_LISTED ENTRIES_
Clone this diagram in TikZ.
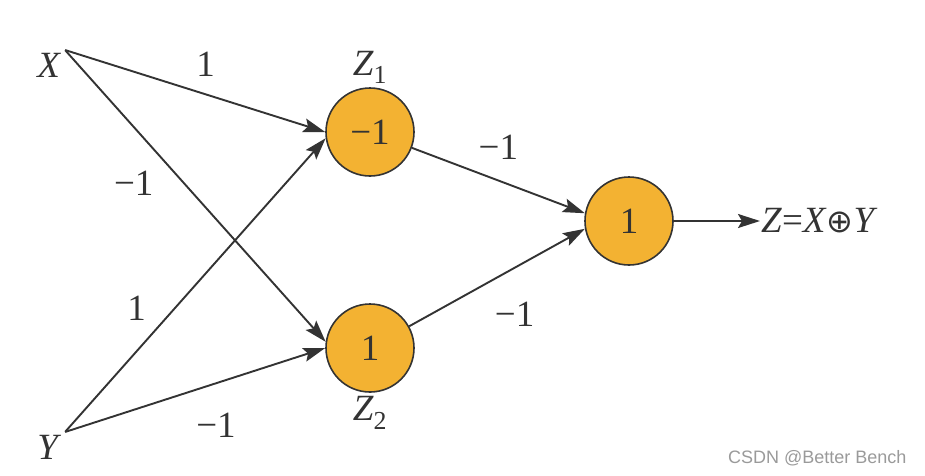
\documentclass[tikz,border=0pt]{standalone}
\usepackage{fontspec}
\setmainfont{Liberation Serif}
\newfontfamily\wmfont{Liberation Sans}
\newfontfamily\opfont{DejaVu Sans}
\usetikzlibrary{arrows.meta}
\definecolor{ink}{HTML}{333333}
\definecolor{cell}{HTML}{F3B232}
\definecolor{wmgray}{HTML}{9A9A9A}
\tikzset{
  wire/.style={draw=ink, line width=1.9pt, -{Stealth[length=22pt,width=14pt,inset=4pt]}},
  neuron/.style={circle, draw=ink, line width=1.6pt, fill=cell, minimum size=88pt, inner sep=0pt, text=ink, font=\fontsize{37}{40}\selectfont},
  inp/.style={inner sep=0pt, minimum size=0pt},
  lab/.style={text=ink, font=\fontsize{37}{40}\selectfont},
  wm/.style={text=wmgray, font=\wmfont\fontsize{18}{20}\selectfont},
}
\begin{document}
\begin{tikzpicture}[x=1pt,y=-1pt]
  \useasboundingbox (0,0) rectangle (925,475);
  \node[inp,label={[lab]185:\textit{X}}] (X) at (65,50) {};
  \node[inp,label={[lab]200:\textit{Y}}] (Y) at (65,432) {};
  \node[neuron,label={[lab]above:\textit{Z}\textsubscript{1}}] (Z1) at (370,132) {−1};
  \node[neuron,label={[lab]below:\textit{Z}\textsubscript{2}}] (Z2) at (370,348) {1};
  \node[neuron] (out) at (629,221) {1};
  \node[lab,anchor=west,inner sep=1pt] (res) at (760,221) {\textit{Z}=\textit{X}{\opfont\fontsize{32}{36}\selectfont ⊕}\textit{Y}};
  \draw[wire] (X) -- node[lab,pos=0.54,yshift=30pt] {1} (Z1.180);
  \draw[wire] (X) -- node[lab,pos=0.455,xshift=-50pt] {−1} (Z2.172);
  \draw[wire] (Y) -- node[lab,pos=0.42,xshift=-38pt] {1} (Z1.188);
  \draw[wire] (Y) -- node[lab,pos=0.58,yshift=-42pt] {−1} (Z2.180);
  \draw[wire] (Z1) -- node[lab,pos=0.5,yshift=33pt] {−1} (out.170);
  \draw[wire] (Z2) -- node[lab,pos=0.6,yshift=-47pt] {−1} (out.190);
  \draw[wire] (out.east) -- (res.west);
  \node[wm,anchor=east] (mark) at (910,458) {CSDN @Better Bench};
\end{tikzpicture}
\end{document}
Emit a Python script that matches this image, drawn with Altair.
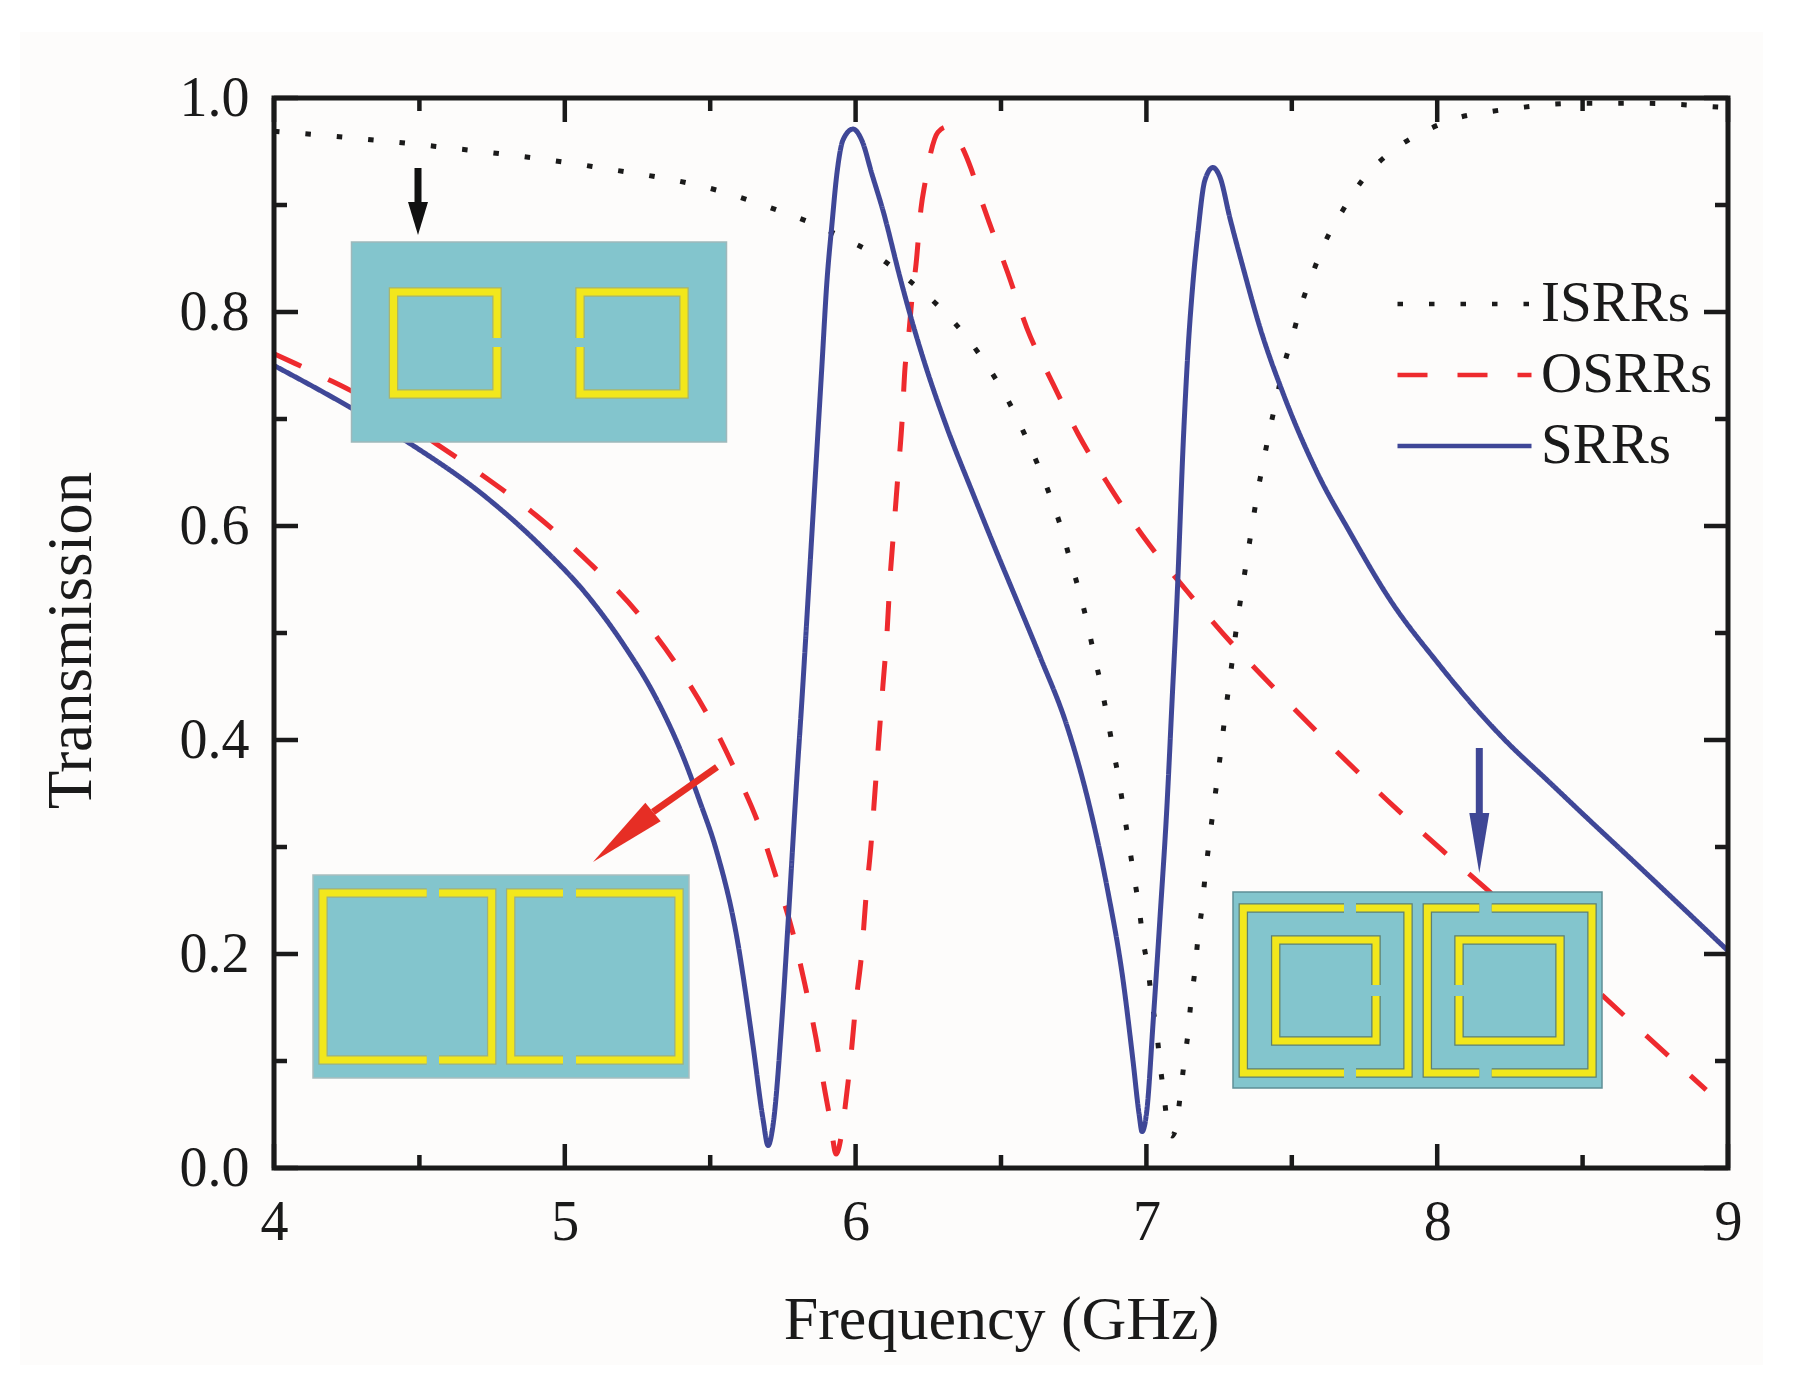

_WORK REQUIRED_
The records shown above are to be repeated exactly, with the pictures left out.

_CORRECT RESPONSE_
Clone this diagram in TikZ.
\documentclass[tikz,border=0pt]{standalone}
\usepackage{fontspec}
\setmainfont{Liberation Serif}
\newfontfamily\wmfont{Liberation Sans}
\newfontfamily\opfont{DejaVu Sans}
\usetikzlibrary{arrows.meta}
\definecolor{ink}{HTML}{333333}
\definecolor{cell}{HTML}{F3B232}
\definecolor{wmgray}{HTML}{9A9A9A}
\tikzset{
  wire/.style={draw=ink, line width=1.9pt, -{Stealth[length=22pt,width=14pt,inset=4pt]}},
  neuron/.style={circle, draw=ink, line width=1.6pt, fill=cell, minimum size=88pt, inner sep=0pt, text=ink, font=\fontsize{37}{40}\selectfont},
  inp/.style={inner sep=0pt, minimum size=0pt},
  lab/.style={text=ink, font=\fontsize{37}{40}\selectfont},
  wm/.style={text=wmgray, font=\wmfont\fontsize{18}{20}\selectfont},
}
\begin{document}
\begin{tikzpicture}[x=1pt,y=-1pt]
  \useasboundingbox (0,0) rectangle (925,475);
  \node[inp,label={[lab]185:\textit{X}}] (X) at (65,50) {};
  \node[inp,label={[lab]200:\textit{Y}}] (Y) at (65,432) {};
  \node[neuron,label={[lab]above:\textit{Z}\textsubscript{1}}] (Z1) at (370,132) {−1};
  \node[neuron,label={[lab]below:\textit{Z}\textsubscript{2}}] (Z2) at (370,348) {1};
  \node[neuron] (out) at (629,221) {1};
  \node[lab,anchor=west,inner sep=1pt] (res) at (760,221) {\textit{Z}=\textit{X}{\opfont\fontsize{32}{36}\selectfont ⊕}\textit{Y}};
  \draw[wire] (X) -- node[lab,pos=0.54,yshift=30pt] {1} (Z1.180);
  \draw[wire] (X) -- node[lab,pos=0.455,xshift=-50pt] {−1} (Z2.172);
  \draw[wire] (Y) -- node[lab,pos=0.42,xshift=-38pt] {1} (Z1.188);
  \draw[wire] (Y) -- node[lab,pos=0.58,yshift=-42pt] {−1} (Z2.180);
  \draw[wire] (Z1) -- node[lab,pos=0.5,yshift=33pt] {−1} (out.170);
  \draw[wire] (Z2) -- node[lab,pos=0.6,yshift=-47pt] {−1} (out.190);
  \draw[wire] (out.east) -- (res.west);
  \node[wm,anchor=east] (mark) at (910,458) {CSDN @Better Bench};
\end{tikzpicture}
\end{document}
Emit a Python script that matches this image, drawn with Altair.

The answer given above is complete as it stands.